Yeah, for me... I've got health issues that prevent me from working on music as much as I'd like. So, I kind of have to accept some limitations. But I've exclusively been doing TUNA! for the past few months, maybe 6 months? We've been TUNA!ing for how long? I think 5 or 6 months. Anyways, I've been exclusively TUNA!ing. Actually, there have been like three tracks that I really liked, but were not finishable in the TUNA! timeframe, so I left them, I would like to go back to them, but (jeez sorry for my language) all of my TUNA! output is very rough sketches. I know I can go back and make things a lot better. Even just at the arrangement level, just switching things around would make stuff a lot better.
The only trick is, the longer I work on something, the shittier it gets, you know? So my challenge would be to go back to those old projects and push them further without crashing them, and I have almost always gone back and crashed things when I push them further... so that'd be my challenge. But that is what I'd like to confront.
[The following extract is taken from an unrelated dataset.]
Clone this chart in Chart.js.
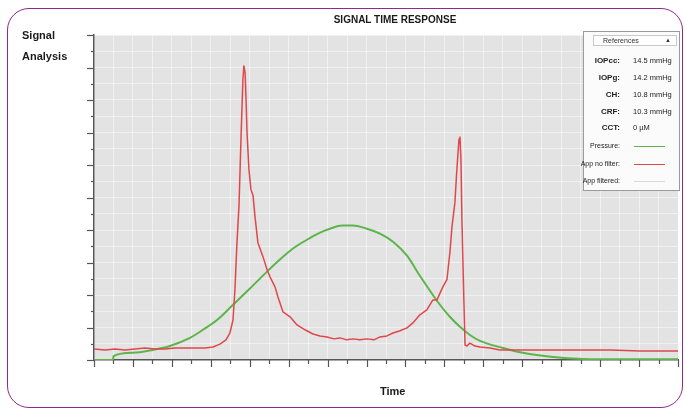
<!DOCTYPE html>
<html>
<head>
<meta charset="utf-8">
<script src="https://cdn.jsdelivr.net/npm/chart.js@4/dist/chart.umd.min.js"></script>
<style>
  html,body{margin:0;padding:0;background:#fff;}
  #wrap{position:relative;width:685px;height:410px;overflow:hidden;font-family:"Liberation Sans",Arial,sans-serif;}
  #frame{position:absolute;left:7px;top:8px;width:676px;height:400px;border:1.5px solid #8b2b8b;border-radius:22px;box-sizing:border-box;}
  canvas{position:absolute;left:0;top:0;}
  .t{position:absolute;white-space:nowrap;color:#1a1a1a;font-weight:bold;}
  #legend{position:absolute;left:583px;top:31px;width:97px;height:160px;box-sizing:border-box;border:1px solid #9a9a9a;background:#fbfbfb;font-size:7.5px;color:#222;}
  #lhead{position:absolute;left:9px;top:3px;width:84px;height:11px;box-sizing:border-box;border:1px solid #c8c8c8;background:#fff;font-size:7px;line-height:9px;color:#333;}
  #lhead span.l{position:absolute;left:9px;top:0;}
  #lhead span.a{position:absolute;right:5px;top:0;font-size:6px;}
  .row{position:absolute;left:0;width:97px;height:10px;line-height:10px;white-space:nowrap;}
  .row .k{position:absolute;right:61px;text-align:right;white-space:nowrap;}
  .row .k.b{font-weight:bold;font-size:8px;}
  .row .v{position:absolute;left:49px;white-space:nowrap;}
  .row .ln{position:absolute;left:50px;top:5px;width:31px;height:0;border-top:1.5px solid;}
</style>
</head>
<body>
<div id="wrap">
  <canvas id="c" width="685" height="410"></canvas>
  <div id="frame"></div>
  <div class="t" style="left:395px;top:14px;transform:translateX(-50%);font-size:10px;">SIGNAL TIME RESPONSE</div>
  <div class="t" style="left:22px;top:29px;font-size:11px;">Signal</div>
  <div class="t" style="left:22px;top:50px;font-size:11px;">Analysis</div>
  <div class="t" style="left:380px;top:385px;font-size:11px;">Time</div>
  <div id="legend"></div>
</div>
<script>
// ---- data (x: time units 0..300, y: signal units 0..100) ----
const redTime = [0,5.6,10.8,15.9,21.1,26.2,31.3,36.5,41.6,46.7,51.9,57.0,61.1,64.7,67.8,69.8,71.4,72.4,73.4,74.5,75.5,76.5,77.0,77.6,78.1,78.6,79.6,80.6,81.7,82.7,84.2,86.8,88.9,90.4,93.0,94.5,97.1,100.7,104.3,108.4,112.5,116.1,119.7,123.3,126.3,129.9,133.0,136.6,140.2,143.8,146.9,150.5,153.6,157.2,160.8,163.8,167.4,171.0,174.1,176.2,179.2,181.3,182.8,183.9,185.4,186.4,187.5,188.0,188.5,189.0,190.0,190.6,191.6,193.1,195.7,198.3,203.4,208.5,218.8,234.2,249.6,265.0,280.4,300];
const redValues = [3.4,3.1,3.4,3.1,3.4,3.7,3.4,3.4,3.7,3.7,3.7,3.7,4.0,4.9,6.2,8.3,12.3,21.6,35.5,47.8,67.9,86.4,90.5,88.5,80.2,70.1,58.6,52.5,50.6,44.1,36.1,31.8,27.8,25.6,22.5,19.4,14.8,13.3,10.8,9.3,8.0,7.4,7.1,6.5,6.8,6.2,6.5,6.2,6.5,6.2,7.1,7.4,8.3,9.0,9.9,11.4,13.9,15.4,18.5,18.5,22.5,24.7,33.0,41.0,48.5,58.6,68.0,68.6,61.7,43.2,18.5,4.6,4.3,5.2,4.3,4.0,3.7,3.1,3.1,3.1,3.1,3.1,2.8,2.8];
const greenTime = [0,9.8,10.0,20.0,30.3,39.0,49.3,56.0,63.2,71.4,80.1,88.9,95.5,102.2,109.4,116.1,121.2,127.4,133.0,140.2,146.9,153.6,160.8,167.4,172.6,177.7,182.8,188.0,193.1,198.3,210.1,220.3,235.7,251.2,270.2,300];
const greenValues = [0,0,1.2,2.2,3.1,4.3,6.8,9.3,12.3,17.0,22.0,27.2,30.9,34.3,37.0,39.2,40.4,41.4,41.4,40.4,38.9,36.4,32.1,25.9,21.3,17.0,13.3,10.2,7.7,5.9,3.7,2.2,0.9,0.3,0.2,0.2];
const legendValues = [["IOPcc:","14.5 mmHg"],["IOPg:","14.2 mmHg"],["CH:","10.8 mmHg"],["CRF:","10.3 mmHg"],["CCT:","0 \u00b5M"]];
const legendSeries = [["Pressure:","#5cb54a"],["App no filter:","#e0474c"],["App filtered:","#d8d8d8"]];

// ---- legend (HTML text) ----
const lg = document.getElementById('legend');
lg.innerHTML = '<div id="lhead"><span class="l">References</span><span class="a">\u25b2</span></div>';
const rowTops = [24,41,58,75,91,109,127,144];
legendValues.forEach((r,i)=>{
  const d=document.createElement('div');d.className='row';d.style.top=rowTops[i]+'px';
  d.innerHTML='<span class="k b">'+r[0]+'</span><span class="v">'+r[1]+'</span>';lg.appendChild(d);
});
legendSeries.forEach((r,i)=>{
  const d=document.createElement('div');d.className='row';d.style.top=rowTops[5+i]+'px';
  d.innerHTML='<span class="k" style="font-size:7px;">'+r[0]+'</span><span class="ln" style="border-color:'+r[1]+'"></span>';lg.appendChild(d);
});

const bgPlugin = {
  id:'bg',
  beforeDraw(chart){
    const {ctx, chartArea:a} = chart;
    ctx.save(); ctx.fillStyle='#e3e3e3'; ctx.fillRect(a.left,a.top,a.right-a.left,a.bottom-a.top); ctx.restore();
  },
  afterDraw(chart){
    const ctx=chart.ctx, xs=chart.scales.x, ys=chart.scales.y, a=chart.chartArea;
    ctx.save(); ctx.strokeStyle='#555'; ctx.lineWidth=1.2;
    ys.ticks.forEach(t=>{
      const y=Math.round(ys.getPixelForValue(t.value))+0.5;
      const len = (t.value%10===0)?7:3;
      ctx.beginPath(); ctx.moveTo(a.left-len,y); ctx.lineTo(a.left,y); ctx.stroke();
    });
    xs.ticks.forEach(t=>{
      const x=Math.round(xs.getPixelForValue(t.value))+0.5;
      const len = (t.value%20===0)?7:4;
      ctx.beginPath(); ctx.moveTo(x,a.bottom); ctx.lineTo(x,a.bottom+len); ctx.stroke();
    });
    ctx.restore();
  }
};

new Chart(document.getElementById('c'), {
  type:'line',
  data:{
    datasets:[
      {label:'App no filter', data: redTime.map((x,i)=>({x:x,y:redValues[i]})), borderColor:'#e0474c', borderWidth:1.5, borderJoinStyle:'round', pointRadius:0, tension:0, fill:false},
      {label:'Pressure', data: greenTime.map((x,i)=>({x:x,y:greenValues[i]})), borderColor:'#5cb54a', borderWidth:2, pointRadius:0, cubicInterpolationMode:'monotone', fill:false}
    ]
  },
  options:{
    responsive:false, animation:false,
    layout:{padding:{left:94,right:7,top:35,bottom:50}},
    plugins:{legend:{display:false},title:{display:false},tooltip:{enabled:false}},
    scales:{
      x:{type:'linear',min:0,max:300,
         ticks:{display:false,stepSize:10},
         grid:{color:'rgba(255,255,255,0.45)',lineWidth:1,drawTicks:false},
         border:{display:true,color:'#555',width:1.5}},
      y:{type:'linear',min:0,max:100,
         ticks:{display:false,stepSize:5},
         grid:{color:'rgba(255,255,255,0.45)',lineWidth:1,drawTicks:false},
         border:{display:true,color:'#555',width:1.5}}
    }
  },
  plugins:[bgPlugin]
});
</script>
</body>
</html>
There are dope producers in the TUNA! I really do think we should do the comp.
Oh, yeah, I'm not so worried about my mixes or masters. I really don't care that much about that stuff. I do care about the songs themselves, and it is at that level that I KNOW I can make improvements. I'm sure the mixes could get a lot better though, and maybe in the context of a compilation, we could get really specific and nitpicky across all of our various monitoring environments, and really polish up our tracks, collectively. I know you have really good ears Bud, that could kind of be your thing.
I've got a family member who is just starting his design studio and can do up to four color screen prints. If we'd like to do a small cd release, or cassette release, that'd be dope. I've looked into doing the cassette thing, have sourced affordable cassettes and what not... it is another option. I know you were thinking about a digital release, a physical would be nice too. Trust me, I have releases from long long ago, and digi stuff just disappears. It is almost like the physical is MORE persistent than the digital, which is kind of counter intuitive, but, for me, seems to be the way it is. Love the way physical shit turns up. Open up an old box, and there is that tape, or cd, or lp from way back when....
But I can do the physical stuff, if we want to go that way. I can manage it. The artwork, printing, burning, duping, mailing. I'd be happy to do that. (on a very limited scale! Like 25-50, or if for some reason there was a lot of interest from somewhere, a 100, but that is stretching it!)